Interpreting profiler output Where to go from here?


my kernel does some very complex computation and I’m asking myself where to start looking for possible optimizations. Letting it pass through the Visual Profiler, I get the following result:

That is, GPU time is 99.99%, 23.040/15.360 uncoalesced stores/loads, 98292 branches and 224 million instructions. All of that for basically a single result vector.

From my unterstanding, the uncoalesced memory access shouldn’t affect performance at all (they are caused by copying input vectors from global to shared memory). Given the number of instructions, the kernel is cpu- and not memory-bound so dealing with better memory access should not be the first step. Am I right? How to put these numbers into perspective with each other?

Hmm, even if a kernel isn’t memory bound, uncoalesced global memory access is typically a huge performance hit.

Every uncoalesced global memory access takes 300 clock cycles. This latency is hidden to an extent if you have a lot of threads in flight, but it still hurts.

Are the branches you mention divergent branches? That can also impede performance.
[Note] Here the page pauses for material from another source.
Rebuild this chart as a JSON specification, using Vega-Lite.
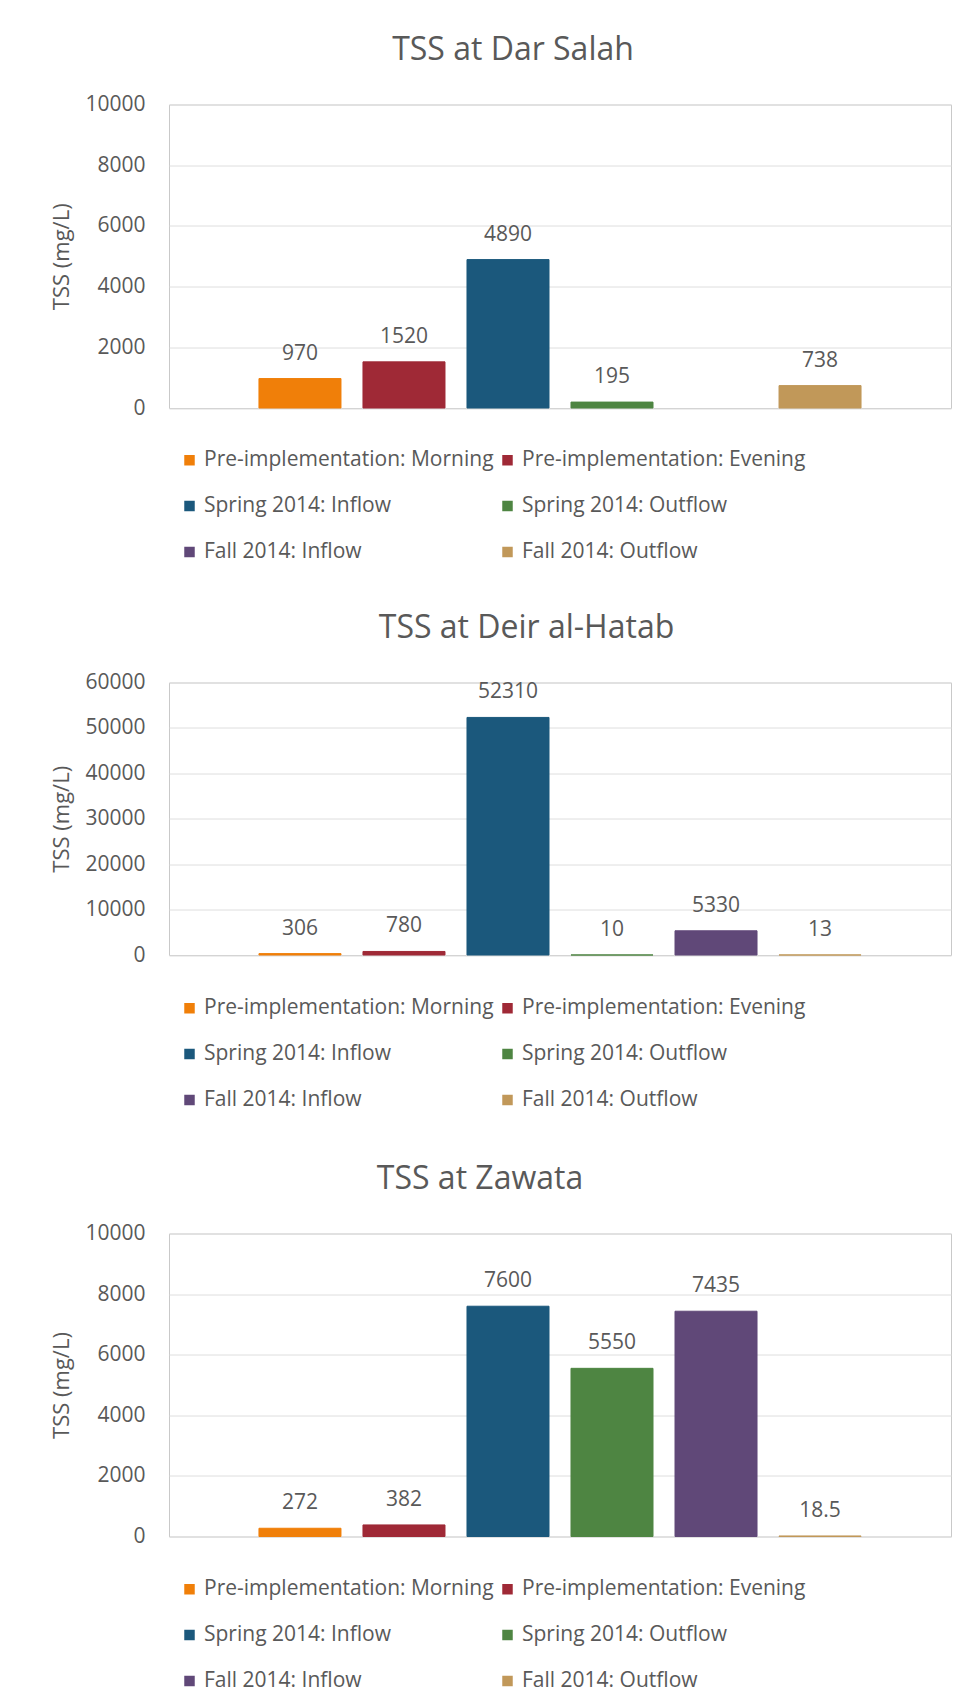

To avoid divergent branches (which end up being serialized), its important that any if conditions are checked in terms of the warp granularity (i.e: if you have an if statement that depends on the threadID, the condition should direct different threads to different execution paths in multiples of the warp size). Sorry if I’m not explaining this in the best way, there is more in the performance section of the programming guide.

This condition is actually pretty hard to enforce in practice, for most real algorithms, some divergent branches are unavoidable.

Also, what is the occupancy for your kernel? Check the cubin file to see how many registers you’re using.